Party Vote Demographics: Appendix I - Extra Statistics Chat

The census dataset that I am using is http://www.stats.govt.nz/Census/2013-census/data-tables/electorate-tables.aspx (shout out to NZ Herald Data Editor Harkanwal Singh), which conveniently provides numbers at the electorate level. I can also recommend the data files produced from that dataset by Jonathan Marshall which is available on Github which is much nicer to work with. The vote numbers come from electionresults.org.nz, pulled and processed with some code kindly provided by Chuan-Zheng Lee.

After rejecting some of the less interesting variables provided in the census data (mostly about employment), I was left with only 1815 variables to check. Yes, that’s still a lot of variables. When I initially set the analysis to return correlations that were statistically significant at the 5% level of significance, it returned about 12,000 correlations. After talking to Chuan-Zheng I realised that I was dumb and forgot that I was actually working with the entire population, where “statistically significant” no longer makes sense because we’re not working with samples. So I got rid of statistical significance in terms of individual correlations entirely.

A straight bivariate correlation analysis would return a lot of misleading correlations, because in general, if there are more people in an electorate, there are also more people voting, and more people in any demographic category. To counter this I followed some internet advice and used an equation from Steiger (1980) to determine if there was a statistically significant difference between the two correlations:
- r₁₂ the number of people in the electorate vs the number of votes for a particular party
- r₁₃ the number of votes for a particular party vs the number of people in a particular demographic group
To help ensure that the claims made were strong and unlikely to be explained by the variation in electorate populations, I set the analysis to only return correlations where the difference between r₁₂ and r₁₃ was statistically significant at the 0.1% level.

Additionally, any correlations that had an r between -0.1 and 0.1 were removed and analysed separately, as they are so close to 0 that the relationship is likely that there is no relationship between the two variables (which may be statistically significant but not all that interesting for most of what we’re looking at here).

I should probably note somewhere (and here is as good a place as any) that the sample size in most cases was 71 (all the general electorates + Maori electorates), except for the immigrant data which was not available for the Maori electorates (and thus the sample size was reduced to 64).

Where I’ve used r≈ instead of r=, it’s because I’ve actually combined a couple of correlations for ease of communication. For example, “people earning $70,001 or more” is actually “people earning $70,001-$100,000, people earning $100,000-$150,000, and people earning $150,001 or more”, but I didn’t want to manually group that data because hey, I got hungry and needed time to make dinner. It’s an approximation of the strength of relationship at least, and I guess is intended to be more directional than accurate magnitudinally (magnitude-wise? in terms of magnitude?).

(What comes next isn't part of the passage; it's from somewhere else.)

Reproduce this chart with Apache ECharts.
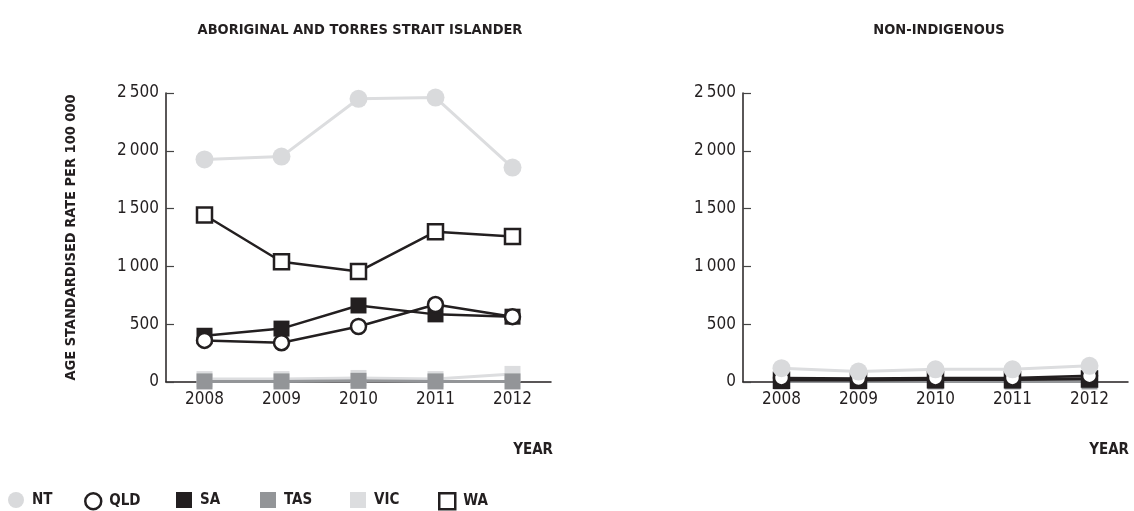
<!DOCTYPE html>
<html>
<head>
<meta charset="utf-8">
<script src="https://cdn.jsdelivr.net/npm/echarts@6/dist/echarts.min.js"></script>
<style>
  html, body { margin: 0; padding: 0; background: #fff; }
  #main { width: 1134px; height: 511px; }
</style>
</head>
<body>
<div id="main"></div>
<script>
// categories
var years = ['2008', '2009', '2010', '2011', '2012'];
var yTicks = [0, 500, 1000, 1500, 2000, 2500];

// Aboriginal and Torres Strait Islander
var ntInd = [1925, 1950, 2450, 2460, 1855];
var qldInd = [360, 340, 480, 670, 565];
var saInd = [400, 462, 662, 585, 565];
var tasInd = [5, 5, 10, 5, 5];
var vicInd = [25, 25, 35, 25, 70];
var waInd = [1445, 1040, 955, 1300, 1258];

// Non-Indigenous
var ntNon = [120, 90, 110, 110, 140];
var qldNon = [35, 30, 35, 35, 55];
var saNon = [25, 20, 25, 25, 30];
var tasNon = [5, 5, 5, 5, 5];
var vicNon = [10, 10, 10, 10, 15];
var waNon = [15, 15, 20, 20, 25];

var FONT = "'Liberation Sans Narrow', 'DejaVu Sans Condensed', sans-serif";
var INK = '#231f20';

var styles = {
  NT:  { symbol: 'circle', size: 18, fill: '#d9dadc', border: '#d9dadc', bw: 0, line: '#dcdddf', lw: 3, z: 7 },
  QLD: { symbol: 'circle', size: 15, fill: '#fff', border: INK, bw: 2.5, line: INK, lw: 2.5, z: 6 },
  SA:  { symbol: 'rect', size: 16, fill: INK, border: INK, bw: 0, line: INK, lw: 2.5, z: 5 },
  TAS: { symbol: 'rect', size: 16, fill: '#939598', border: '#939598', bw: 0, line: '#939598', lw: 3, z: 3 },
  VIC: { symbol: 'rect', size: 16, fill: '#dcdddf', border: '#dcdddf', bw: 0, line: '#dcdddf', lw: 3, z: 2 },
  WA:  { symbol: 'rect', size: 15, fill: '#fff', border: INK, bw: 2.5, line: INK, lw: 2.5, z: 4 }
};

var left = { NT: ntInd, QLD: qldInd, SA: saInd, TAS: tasInd, VIC: vicInd, WA: waInd };
var right = { NT: ntNon, QLD: qldNon, SA: saNon, TAS: tasNon, VIC: vicNon, WA: waNon };
var names = ['NT', 'QLD', 'SA', 'TAS', 'VIC', 'WA'];
var legendX = [8, 84, 176, 260, 350, 438];

function makeSeries(name, data, idx) {
  var s = styles[name];
  return {
    name: name,
    type: 'line',
    xAxisIndex: idx,
    yAxisIndex: idx,
    data: data,
    symbol: s.symbol,
    symbolSize: s.size,
    z: s.z,
    lineStyle: { color: s.line, width: s.lw },
    itemStyle: { color: s.fill, borderColor: s.border, borderWidth: s.bw },
    emphasis: { disabled: true },
    animation: false
  };
}

var series = [];
names.forEach(function (n) {
  series.push(makeSeries(n, left[n], 0));
  series.push(makeSeries(n, right[n], 1));
});

function fmt(v) {
  return v >= 1000 ? String(v).replace(/(\d)(\d{3})$/, '$1\u2009$2') : String(v);
}

function yAxis(gi, withName) {
  return {
    type: 'value',
    gridIndex: gi,
    min: yTicks[0],
    max: yTicks[yTicks.length - 1],
    interval: 500,
    name: withName ? 'AGE STANDARDISED RATE PER 100 000' : '',
    nameLocation: 'middle',
    nameRotate: 90,
    nameGap: 87,
    nameTextStyle: { fontFamily: FONT, fontWeight: 'bold', fontSize: 14.5, color: INK },
    axisLine: { show: true, lineStyle: { color: INK, width: 1.5 } },
    axisTick: { show: true, inside: true, length: 8, lineStyle: { color: '#444', width: 1.2 } },
    splitLine: { show: false },
    axisLabel: { fontFamily: FONT, fontSize: 17, color: INK, margin: 7, formatter: fmt }
  };
}

function xAxis(gi) {
  return {
    type: 'category',
    gridIndex: gi,
    data: years,
    boundaryGap: true,
    axisLine: { lineStyle: { color: INK, width: 1.5 } },
    axisTick: { show: false },
    axisLabel: { fontFamily: FONT, fontSize: 17, color: INK, margin: 9 }
  };
}

var chart = echarts.init(document.getElementById('main'));
chart.setOption({
  animation: false,
  title: [
    { text: 'ABORIGINAL AND TORRES STRAIT ISLANDER', left: 355, top: 18, textAlign: 'center',
      textStyle: { fontFamily: FONT, fontWeight: 'bold', fontSize: 14.5, color: INK } },
    { text: 'NON-INDIGENOUS', left: 934, top: 18, textAlign: 'center',
      textStyle: { fontFamily: FONT, fontWeight: 'bold', fontSize: 14.5, color: INK } }
  ],
  grid: [
    { left: 166, width: 385, top: 93, bottom: 129, containLabel: false },
    { left: 743, width: 385, top: 93, bottom: 129, containLabel: false }
  ],
  xAxis: [xAxis(0), xAxis(1)],
  yAxis: [yAxis(0, true), yAxis(1, false)],
  legend: names.map(function (n, i) {
    var s = styles[n];
    return {
      data: [{ name: n, icon: s.symbol, itemStyle: { color: s.fill, borderColor: s.border, borderWidth: s.bw } }],
      left: legendX[i],
      top: 492,
      padding: 0,
      itemWidth: 16,
      itemHeight: 16,
      itemGap: 0,
      selectedMode: false,
      textStyle: { fontFamily: FONT, fontWeight: 'bold', fontSize: 15, color: INK, padding: [0, 0, 0, 3] }
    };
  }),
  graphic: [
    { type: 'text', right: 581, top: 443, style: { text: 'YEAR', font: 'bold 15px ' + FONT, fill: INK } },
    { type: 'text', right: 5, top: 443, style: { text: 'YEAR', font: 'bold 15px ' + FONT, fill: INK } }
  ],
  series: series
});
</script>
</body>
</html>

Everything was done in Python (without the use of NumPy or SciPy because as it turns out I would rather spend a few hours torturing myself trying to figure out how to implement the algorithms from scratch than spend a few minutes installing some commonly used modules). In retrospect I should have just pulled out R. Fun (questionable) fact: the number of R User Group meetings per month worldwide is (on average) increasing at a rate of 0.6 meetings per month since November 2008.